Une recherche sur le terrain
Pour préparer l’album, la chanteuse est allée sur le terrain en Haïti pour y effectuer des recherches, y rencontrer des gens et comprendre un peu mieux cette matière musicale sophistiquée et abondante. C’est en discutant avec le poète et auteur James Noël, en lisant la musicologue Karine Margron, en consultant les archives du centre Fokal et en multipliant les conversations impromptues et les achats compulsifs de livres sur le sujet que Mélissa Laveaux s’est constitué un répertoire à interpréter. Bref, ce fut un séjour riche en rencontres et en pistes musicales pour la préproduction de Radyo Siwèl.

«Aller en Haïti et trouver de la musique demandent énormément de temps et d’attention pour comprendre certaines choses: la rythmique et les intonations sont des clefs de lecture essentielles. C’est un monde en soi.»

Un travail de réorchestration important
S’il y a une chose que l’interprète a évitée, c’est de faire du copier-coller. Réinterpréter ces chansons était une chose, les réactualiser avec des orchestrations nouvelles en était une autre. Pour ce faire, elle a travaillé avec le trio français A.L.B.E.R.T. (Vincent Taurelle, Ludovic Bruni et Vincent Taeger) ainsi qu’avec le musicien canado-trinidadien Drew Gonsalves (du groupe Kobo Town). En ressortent de brillantes chansons aux sonorités actuelles qui respectent aussi l’esprit caribéen. 

«Je connais Drew depuis 12 ans, de l’époque où j’habitais encore à Ottawa. Je pensais déjà à lui pour un album de dialogue entre nos deux pays: Haïti et Trinité-et-Tobago. Il joue aussi plusieurs chansons, avec son groupe Kobo Town, qui traite de l’occupation américaine à Trinidad lors des années 1950. C’était une question de temps avant que nous collaborions sur un projet.»

Une pièce comme Lè ma monte chwal mwen, qui ouvre l’album, témoigne d’un habile réarrangement, avec sa guitare lancinante, la voix de Laveaux et le thème qui épouse parfaitement le sujet de la chanson.

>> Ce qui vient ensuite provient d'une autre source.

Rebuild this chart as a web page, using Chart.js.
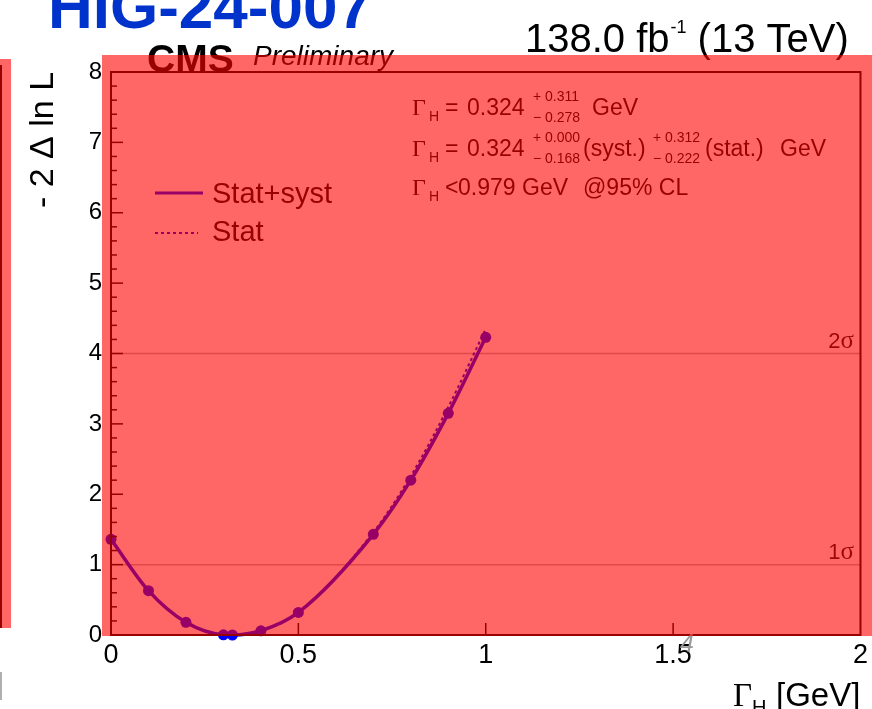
<!DOCTYPE html>
<html>
<head>
<meta charset="utf-8">
<title>Higgs width likelihood scan</title>
<script src="https://cdn.jsdelivr.net/npm/chart.js@4"></script>
<style>
  html, body { margin: 0; padding: 0; background: #fff; }
  #wrap { width: 872px; height: 709px; }
</style>
</head>
<body>
<div id="wrap"><canvas id="scanChart" width="872" height="709"></canvas></div>
<script>
// Scan points: width hypothesis in GeV and -2 delta ln L
const widthPoints = [0, 0.1, 0.2, 0.3, 0.324, 0.4, 0.5, 0.7, 0.8, 0.9, 1.0];
const statSystNll = [1.36, 0.63, 0.18, 0.003, 0, 0.06, 0.32, 1.43, 2.2, 3.15, 4.23];
const statOnlyNll = [1.36, 0.63, 0.18, 0.003, 0, 0.06, 0.32, 1.46, 2.26, 3.24, 4.35];

// 1 sigma / 2 sigma levels
const sigmaLevels = [1, 4];
const sigmaLabels = ['1', '2'];

const xTicks = [0, 0.5, 1, 1.5, 2];
const yTicks = [0, 1, 2, 3, 4, 5, 6, 7, 8];

const SANS = '"Liberation Sans", Arial, Helvetica, sans-serif';
const SERIF = '"Liberation Serif", "Times New Roman", serif';
const CURVE = '#0000ff';

function toPoints(xs, ys) {
    return xs.map((x, i) => ({ x: x, y: ys[i] }));
}

function text(ctx, s, x, y, font, color, align) {
    ctx.font = font;
    ctx.fillStyle = color || '#000';
    ctx.textAlign = align || 'left';
    ctx.textBaseline = 'alphabetic';
    ctx.fillText(s, x, y);
    return ctx.measureText(s).width;
}

function seg(ctx, x1, y1, x2, y2) {
    ctx.beginPath();
    ctx.moveTo(x1, y1);
    ctx.lineTo(x2, y2);
    ctx.stroke();
}

// Gamma_H with subscript
function gammaH(ctx, x, base) {
    text(ctx, 'Γ', x, base, '24px ' + SERIF);
    text(ctx, 'H', x + 17, base + 6, '14px ' + SANS);
}

function supSub(ctx, x, base, sup, sub) {
    text(ctx, sup, x, base - 14, '14px ' + SANS);
    text(ctx, sub, x, base + 7, '14px ' + SANS);
}

const whiteBg = {
    id: 'whiteBg',
    beforeDraw(chart) {
        const ctx = chart.ctx;
        ctx.save();
        ctx.fillStyle = '#fff';
        ctx.fillRect(0, 0, chart.width, chart.height);
        ctx.restore();
    }
};

const decorations = {
    id: 'decorations',
    afterDraw(chart) {
        const ctx = chart.ctx;
        const a = chart.chartArea;
        const xs = chart.scales.x, ys = chart.scales.y;
        ctx.save();

        // frame
        ctx.strokeStyle = '#000';
        ctx.lineWidth = 2;
        ctx.strokeRect(a.left, a.top, a.right - a.left, a.bottom - a.top);

        // y ticks inside the frame, minor every 0.2
        ctx.lineWidth = 1.5;
        for (let i = 0; i <= 40; i++) {
            const py = ys.getPixelForValue(i * 0.2);
            seg(ctx, a.left, py, a.left + (i % 5 === 0 ? 12 : 6), py);
        }
        // x ticks
        xTicks.forEach(v => {
            if (v <= xs.min || v >= xs.max) return;
            const px = xs.getPixelForValue(v);
            seg(ctx, px, a.bottom, px, a.bottom - 12);
        });

        // sigma labels
        sigmaLevels.forEach((lv, i) => {
            const py = ys.getPixelForValue(lv);
            ctx.font = '25px ' + SERIF;
            const w = ctx.measureText('σ').width;
            text(ctx, 'σ', 854, py - 6, '25px ' + SERIF, '#111', 'right');
            text(ctx, sigmaLabels[i], 854 - w, py - 6, '22px ' + SANS, '#111', 'right');
        });

        // fit results
        gammaH(ctx, 412, 115);
        text(ctx, '=', 445, 115, '23px ' + SANS);
        text(ctx, '0.324', 467, 115, '23px ' + SANS);
        supSub(ctx, 533, 115, '+ 0.311', '− 0.278');
        text(ctx, 'GeV', 592, 115, '23px ' + SANS);

        gammaH(ctx, 412, 156);
        text(ctx, '=', 445, 156, '23px ' + SANS);
        text(ctx, '0.324', 467, 156, '23px ' + SANS);
        supSub(ctx, 533, 156, '+ 0.000', '− 0.168');
        text(ctx, '(syst.)', 583, 156, '23px ' + SANS);
        supSub(ctx, 653, 156, '+ 0.312', '− 0.222');
        text(ctx, '(stat.)', 705, 156, '23px ' + SANS);
        text(ctx, 'GeV', 780, 156, '23px ' + SANS);

        gammaH(ctx, 412, 195);
        text(ctx, '<', 445, 195, '23px ' + SANS);
        text(ctx, '0.979', 458, 195, '23px ' + SANS);
        text(ctx, 'GeV', 522, 195, '23px ' + SANS);
        text(ctx, '@95% CL', 583, 195, '23px ' + SANS);

        // legend
        ctx.strokeStyle = CURVE;
        ctx.lineWidth = 3;
        seg(ctx, 155, 193, 203, 193);
        text(ctx, 'Stat+syst', 212, 203, '29px ' + SANS);
        ctx.lineWidth = 2;
        ctx.setLineDash([3, 3]);
        seg(ctx, 155, 233, 198, 233);
        ctx.setLineDash([]);
        text(ctx, 'Stat', 212, 241, '29px ' + SANS);

        // CMS labels
        text(ctx, 'CMS', 147, 72, 'bold 39px ' + SANS);
        text(ctx, 'Preliminary', 253, 65, 'italic 28px ' + SANS);
        const fbw = text(ctx, '138.0 fb', 525, 52, '40px ' + SANS);
        const supw = text(ctx, '-1', 525 + fbw + 1, 33, '18px ' + SANS);
        text(ctx, '(13 TeV)', 525 + fbw + supw + 12, 52, '40px ' + SANS);

        // axis titles
        ctx.save();
        ctx.translate(53, 140);
        ctx.rotate(-Math.PI / 2);
        text(ctx, '- 2 Δ ln L', 0, 0, '34px ' + SANS, '#000', 'center');
        ctx.restore();
        text(ctx, 'Γ', 733, 706, '33px ' + SERIF);
        text(ctx, 'H', 752, 714, '20px ' + SANS);
        text(ctx, '[GeV]', 776, 706, '33px ' + SANS);

        // slide header and page number
        text(ctx, 'HIG-24-007', 48, 28, 'bold 62px ' + SANS, '#0033cc');
        text(ctx, '4', 680, 652, 'italic 25px ' + SANS, '#999');
        ctx.strokeStyle = '#b0b0b0';
        ctx.lineWidth = 2;
        seg(ctx, 1, 672, 1, 700);

        // left strip
        ctx.strokeStyle = '#000';
        ctx.lineWidth = 2;
        seg(ctx, 1, 65, 1, 628);

        // translucent red highlight boxes
        ctx.fillStyle = 'rgba(255, 0, 0, 0.6)';
        ctx.fillRect(102, 55, 770, 581);
        ctx.fillRect(0, 59, 11, 569);

        ctx.restore();
    }
};

const sigmaSets = sigmaLevels.map(lv => ({
    data: [{ x: 0, y: lv }, { x: 2, y: lv }],
    borderColor: '#b4b4b4',
    borderWidth: 1.5,
    pointRadius: 0,
    order: 3
}));

new Chart(document.getElementById('scanChart'), {
    type: 'line',
    data: {
        datasets: [
            {
                label: 'Stat',
                data: toPoints(widthPoints, statOnlyNll),
                borderColor: CURVE,
                borderWidth: 2,
                borderDash: [3, 3],
                pointRadius: 0,
                cubicInterpolationMode: 'monotone',
                clip: false,
                order: 1
            },
            {
                label: 'Stat+syst',
                data: toPoints(widthPoints, statSystNll),
                borderColor: CURVE,
                backgroundColor: CURVE,
                borderWidth: 3.5,
                pointRadius: 5.5,
                pointBorderWidth: 0,
                pointBackgroundColor: CURVE,
                cubicInterpolationMode: 'monotone',
                clip: false,
                order: 2
            }
        ].concat(sigmaSets)
    },
    options: {
        responsive: false,
        animation: false,
        devicePixelRatio: 1,
        layout: { padding: { top: 72, right: 11, left: 0, bottom: 0 } },
        plugins: { legend: { display: false }, tooltip: { enabled: false } },
        scales: {
            x: {
                type: 'linear',
                min: 0,
                max: 2,
                grid: { display: false, drawTicks: false },
                border: { display: false },
                afterBuildTicks: s => { s.ticks = xTicks.map(v => ({ value: v })); },
                afterFit: s => { s.height = 74; },
                ticks: {
                    padding: 4,
                    autoSkip: false,
                    maxRotation: 0,
                    color: '#000',
                    font: { family: SANS, size: 27 },
                    callback: v => String(v)
                }
            },
            y: {
                type: 'linear',
                min: 0,
                max: 8,
                grid: { display: false, drawTicks: false },
                border: { display: false },
                afterBuildTicks: s => { s.ticks = yTicks.map(v => ({ value: v })); },
                afterFit: s => { s.width = 111; },
                ticks: {
                    padding: 9,
                    autoSkip: false,
                    color: '#000',
                    font: { family: SANS, size: 24 },
                    callback: v => String(v)
                }
            }
        }
    },
    plugins: [whiteBg, decorations]
});
</script>
</body>
</html>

«Lè ma monte chwal mwen est une chanson qui m’a pris des mois à comprendre et à expliquer», expose Laveaux. «Je comprends le texte littéral, mais je ne comprenais pas le texte imagé. C’est dans un live de Zora Neale Hurston que j’ai mieux compris le sens. Il est question du cheval comme celui qui est possédé dans le vaudou. L’esprit monte cette personne et, au final, nous avons un langage hyper sensuel. J’imagine ce langage très blasphémateur et choquant pour les Américains qui occupaient l’île à l’époque.»